Der Moderator erzählt, dass Deutschland ein Ölembargo gegen Russland unterstützen würde.  Dann wird wieder Musik gespielt.

„Ich höre diesen Sender immer, weil da die Musik einfach besser ist“, erzählt mir der Mann.

„Von wo kommst du“, fragt er mich.

„Aus Deutschland. Deshalb habe ich auch die Sprache vom Radio erkannt.“

„Ah, das erklärt’s“, der Mann nickt und fragt dann: „Bist du alles mit dem Fahrrad gefahren?“

„Ja, alles nur Muskelkraft!“

„Unglaublich!“, staunt er, „Wohin soll es noch gehen?“

„Mein nächster Zwischenstopp ist bei meiner Tante in Barcelona“, erzähle ich. „Aber ich möchte auch noch Verwandte in Lissabon besuchen.“

„Wow! Tolle Sache“, sagt den Mann, und wünscht mir eine gute Weiterfahrt.

14:00

Ich sitze auf einer Bank sechs Kilometer hinter Girona. Dort hatte ich nämlich die letzten zwei Stunden verbracht. Zuerst fand ich gar nicht die Innenstadt. Ich fuhr durch einen endlosen Kleiderflohmarkt. Jetzt weiß ich, wo die Klamotten aus unseren Altkleidersammlungen landen. Für 3€ konnte man sich jedes erdenkliche Kleidungsstück, von der Jeans bis zur Jacke kaufen.

Nach dem Kleiderflohmarkt fuhr ich durch lange Schluchten aus Wohnblocks. Überall in der Stadt hängen Fahnen auf denen “Freiheit für Katalonien” und andere Separatisten-Sprüche stehen. Auch sonst sind an den Häusern auffallend viele katalonische Flaggen zu sehen; spanische Flaggen tauchen hingegen fast nie auf. Eindeutig lodert die Separatistenbewegung nach wie vor in Katalonien.

Schließlich finde ich in Girona die Altstadt, und damit auch das Café von Jan Frodeno – ein Athlet, der mich ziemlich beeindruckt. Im Café esse ich einen Zitronenkuchen und mache ein Foto vor dem Fahrrad, auf dem Frodeno den Ironman auf Hawaii 2019 gewonnen hat. Dann steige ich auf den eigenen Drahtesel und mache mich auf die Weiterfahrt.

20:30

Mein Schlafplatz für die heutige Nacht ist genau das Gegenteil zum Gestrigen.
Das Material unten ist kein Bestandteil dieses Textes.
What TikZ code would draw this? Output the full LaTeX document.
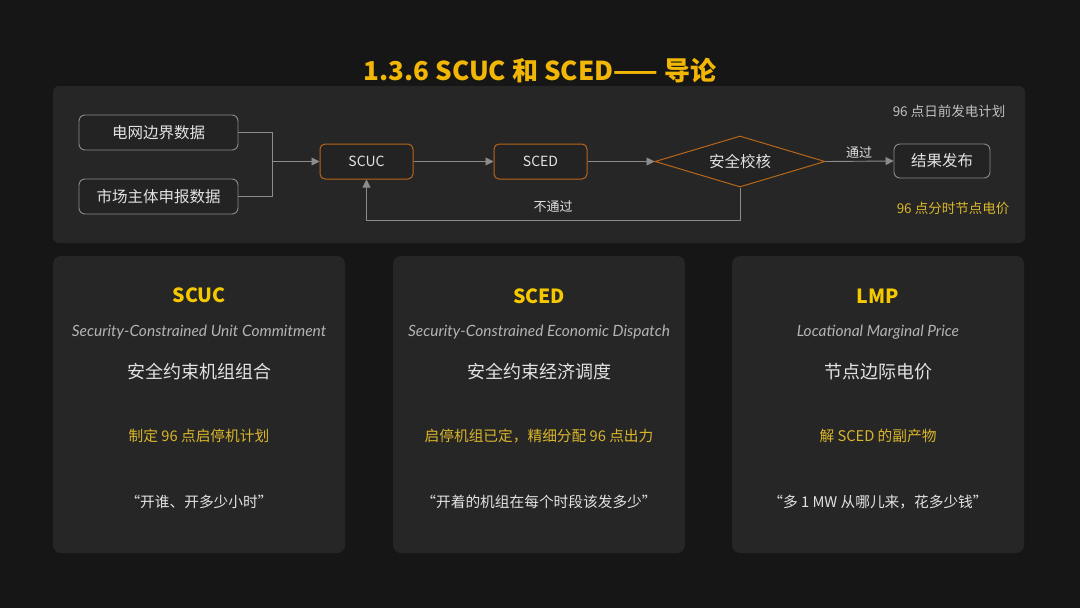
\documentclass[tikz,border=0pt]{standalone}
\usepackage{fontspec}
\setmainfont{Noto Sans CJK SC}
\newfontfamily\enfont{Lato}
\usetikzlibrary{arrows.meta,shapes.geometric}
\definecolor{bg}{HTML}{161616}
\definecolor{panel}{HTML}{262626}
\definecolor{boxfill}{HTML}{232323}
\definecolor{graybd}{HTML}{8A8A8A}
\definecolor{orangebd}{HTML}{B8661A}
\definecolor{linec}{HTML}{8C8C8C}
\definecolor{titley}{HTML}{F2B705}
\definecolor{cardy}{HTML}{F5C800}
\definecolor{softy}{HTML}{D9B62A}
\definecolor{txt}{HTML}{E2E2E2}
\definecolor{subtxt}{HTML}{B4B4B4}
\tikzset{
  panelbox/.style={fill=panel, draw=none, rounded corners=6pt},
  cardbox/.style={fill=panel, draw=none, rounded corners=8pt},
  graybox/.style={draw=graybd, line width=0.9pt, fill=boxfill, rounded corners=6pt, minimum width=159pt, minimum height=35pt, text=txt, font=\fontsize{15.5}{18}\selectfont, inner sep=0pt},
  orangebox/.style={draw=orangebd, line width=1pt, fill=boxfill, rounded corners=5pt, minimum width=93pt, minimum height=35pt, text=txt, font=\fontsize{14}{16}\selectfont, inner sep=0pt},
  resultbox/.style={draw=graybd, line width=0.9pt, fill=boxfill, rounded corners=6pt, minimum width=96pt, minimum height=34pt, text=txt, font=\fontsize{15.5}{18}\selectfont, inner sep=0pt},
  decision/.style={diamond, draw=orangebd, line width=1pt, fill=boxfill, minimum width=170pt, minimum height=51pt, inner sep=0pt, shape aspect=3.3, text=txt, font=\fontsize{15.5}{18}\selectfont},
  conn/.style={draw=linec, line width=0.9pt},
  arr/.style={conn, -{Triangle[length=8pt,width=8pt]}, color=linec},
  lbl/.style={text=txt, font=\fontsize{13}{15}\selectfont, inner sep=0pt},
  note/.style={text=subtxt!80!white, font=\fontsize{13.5}{16}\selectfont, inner sep=0pt},
  noteY/.style={text=softy, font=\fontsize{13.5}{16}\selectfont, inner sep=0pt},
  ctitle/.style={text=cardy, font=\bfseries\fontsize{19.5}{22}\selectfont, inner sep=0pt},
  cen/.style={text=subtxt, font=\enfont\itshape\fontsize{15.5}{18}\selectfont, inner sep=0pt},
  ccn/.style={text=txt, font=\fontsize{18}{21}\selectfont, inner sep=0pt},
  cy/.style={text=softy, font=\fontsize{14.7}{17}\selectfont, inner sep=0pt},
  cq/.style={text=txt, font=\fontsize{14.7}{17}\selectfont, inner sep=0pt},
}
\begin{document}
\begin{tikzpicture}[x=1pt,y=-1pt]
\fill[bg] (0,0) rectangle (1080,608);
\useasboundingbox (0,0) rectangle (1080,608);
% title
\node[text=titley, font=\bfseries\fontsize{26}{30}\selectfont, inner sep=0pt] (title) at (540,71) {1.3.6 SCUC 和 SCED—— 导论};
% top panel
\path[panelbox] (53,86) rectangle (1025,243);
\node[graybox] (b1) at (158.5,132.5) {电网边界数据};
\node[graybox] (b2) at (158.5,196.5) {市场主体申报数据};
\node[orangebox] (scuc) at (366.5,161.5) {SCUC};
\node[orangebox] (sced) at (540.5,161.5) {SCED};
\node[decision] (chk) at (740,161.5) {安全校核};
\node[resultbox] (res) at (942,161) {结果发布};
\coordinate (m) at (272,161.5);
\draw[conn] (b1.east) -| (m);
\draw[conn] (b2.east) -| (m);
\draw[arr] (m) -- (scuc.west);
\draw[arr] (scuc.east) -- (sced.west);
\draw[arr] (sced.east) -- (chk.west);
\draw[arr] (chk.east) -- (res.west);
\node[lbl] (pass) at (859,153) {通过};
\draw[arr] (chk.south) -- ++(0,33) -| (scuc.south);
\node[lbl] (fail) at (553,207) {不通过};
\node[note, text=txt!85!black] (plan) at (949,111) {96 点日前发电计划};
\node[noteY] (price) at (953,208) {96 点分时节点电价};
% cards
\path[cardbox] (53,256) rectangle (345,553);
\path[cardbox] (393,256) rectangle (685,553);
\path[cardbox] (732,256) rectangle (1024,553);
% card 1
\node[ctitle] (t1) at (199,295) {SCUC};
\node[cen] (e1) at (199,332) {Security-Constrained Unit Commitment};
\node[ccn] (c1) at (199,372) {安全约束机组组合};
\node[cy] (y1) at (199,436) {制定 96 点启停机计划};
\node[cq] (q1) at (199,502) {“开谁、开多少小时”};
% card 2
\node[ctitle] (t2) at (539,296) {SCED};
\node[cen] (e2) at (539,332) {Security-Constrained Economic Dispatch};
\node[ccn] (c2) at (539,372) {安全约束经济调度};
\node[cy] (y2) at (539,436) {启停机组已定，精细分配 96 点出力};
\node[cq] (q2) at (539,502) {“开着的机组在每个时段该发多少”};
% card 3
\node[ctitle] (t3) at (878,296) {LMP};
\node[cen] (e3) at (878,332) {Locational Marginal Price};
\node[ccn] (c3) at (878,372) {节点边际电价};
\node[cy] (y3) at (878,436) {解 SCED 的副产物};
\node[cq] (q3) at (878,502) {“多 1 MW 从哪儿来，花多少钱”};
\end{tikzpicture}
\end{document}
Ruhig, abgelegen und gemütlich – ich weiß jetzt schon, dass diese Nacht besser wird! Der Boden aus Kiefernnadeln ist weich und nachgiebig. Ich werde schlafen wie ein König!

Heute bin ich etwa 110 km gefahren, was auf den Strecken um Girona auch ein Vergnügen war. Ich verstehe, warum es Radfahrer aus der ganzen Welt in diese Stadt zieht. Die Straßen sind relativ breit, der Asphalt hat kaum rollwiderstand und man hat eine Auswahl an Nationalparks, die man entdecken kann. Ziemlich viele Gründe, warum Zweirad-Freaks diese Stadt lieben.

Allerdings hat sich durch die vielen internationalen Gäste auch der Charakter des Ortes verändert. Die Preise sind angestiegen und die normale Mittelschicht wird zunehmend aus dem Kerngebiet der Stadt verdrängt – Gentrifizierung aus dem Bilderbuch. Sowieso lebt die typische spanische Mittelklassen-Familie nicht in einem Einfamilienhaus, sondern in großen Wohnblocks, wo ganze Familien oft nur sehr kleine Appartements haben. Davon gibt es auch in Girona eine ganze Menge.

Ich muss mir allerdings keine Sorgen um teure Mieten machen, denn ich schlafe heute Nacht kostenlos. Mein Abendessen habe ich auch schon genossen, nun fehlt nur noch ein guter und erholsamer(!) Schlaf. Gute Nacht und bis morgen!